7. Education migration. ~6m international students globally (2022, up from ~2m in 2000). HIC universities + research compete for global talent. Many become permanent migrants.
Drivers REDUCING migration (counterforces).
1. Demographic transition in LICs. As fertility falls + populations age, eventually migration pressure may ease. China's outmigration already moderating.
2. Climate adaptation. If LICs invest in adaptation (sea walls, drought-resistant agriculture, urban resilience), some climate displacement may be PREVENTED at source.
3. Local economic development. AfCFTA (2021), Indian + Vietnamese + Bangladeshi growth, ASEAN integration may eventually reduce push factors.
4. Tougher destination policy + walls. USA-Mexico wall + enforcement; UK Rwanda removal scheme; EU border externalisation; Italy + Hungary border policies; these may reduce flows.
5. Robotics + AI reducing HIC labour demand. If automation replaces low-skill labour, destination demand may fall (debated — some studies suggest automation may INCREASE demand for high-skill migrants).
Why migration will be DEFINING.
1. Demographic + climate drivers are STRUCTURAL. Migration cannot be eliminated by walls; the pressures are too large.
2. Migration shapes politics. Brexit + Trump + EU populism + Türkiye's Syria politics + Indian-Bangladesh tension all show migration drives ELECTORAL OUTCOMES.
3. Migration shapes economies. Remittances $831bn/yr; HIC labour markets depend on migration; LIC remittance economies tied to migration.
4. Migration shapes culture. Diversity, hybridity, tension, integration — culture is being reshaped continuously by migration.
5. Migration shapes urbanisation. ~55% of world population now urban; rising to ~68% by 2050. Most urban growth is via migration.
6. Migration shapes inequality. Brain drain + brain gain; remittance inequality; concentration of skills in HICs.
7. Migration shapes geopolitics.
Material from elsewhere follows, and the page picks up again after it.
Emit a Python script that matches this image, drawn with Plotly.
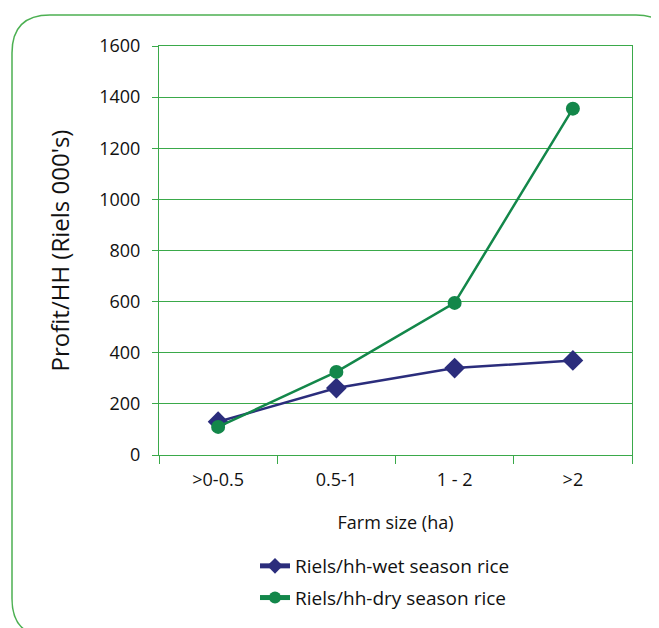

Türkiye's leverage over EU; US-Mexico border politics; Russia-Central Asia ties; Gulf-South Asia relationships.
Counter-argument — has 21st century been UNIQUE?
Historical comparison:
- 1880-1914: ~50m Europeans migrated to Americas — relatively larger proportionally.
- 1945-70: post-WWII reconstruction included major refugee + labour flows.
- 1985-2008: hyper-globalisation era + Asian Tigers labour flows.
So migration has been ALWAYS IMPORTANT. The 21st century may not be UNIQUELY important — but it likely sees MORE migration than the 20th century + with NEW DRIVERS (climate, ageing, digital).
Synthesis — JUDGEMENT.
Migration WILL be one of the defining 21st-century geographical issues — but it will not be THE single defining issue (climate, technology, inequality, geopolitics, demographic transition also defining). Migration interacts with all of these.
Specifically, the 21st-century migration story will be characterised by:
- Climate migration as new + growing driver.
- Demographic-mismatch migration structurally locked in.
- Forced displacement continuing + possibly worsening (climate refugees).
- Internal migration dwarfing international.
- Multi-polar migration — South-South flows (Africa to Gulf; Latin America to USA; ASEAN intra-regional) growing alongside South-North.
- Reshaping politics of HICs + many LICs.
- Reshaping cities + cultures continuously.
The Pearson 4GE1 syllabus equips students to recognise these dynamics. The KEY MESSAGE for students is that migration is not a problem to be solved — it is a CONTINUOUS GEOGRAPHIC PROCESS to be UNDERSTOOD + MANAGED. The destination + origin governments + international institutions that handle migration WELL will see better outcomes than those that try to STOP it.
Conclusion. Migration is structurally embedded in 21st-century human geography by demographic transition + climate change + economic + political drivers. Whether handled WELL or BADLY, it will SHAPE the century. The geographer's task is to MEASURE + UNDERSTAND + ENABLE GOOD POLICY — recognising migration's complexity + uneven impacts + the multiple types involved. The Pearson 4GE1 student who masters this material will be well-prepared for one of the most important geographic conversations of the coming decades.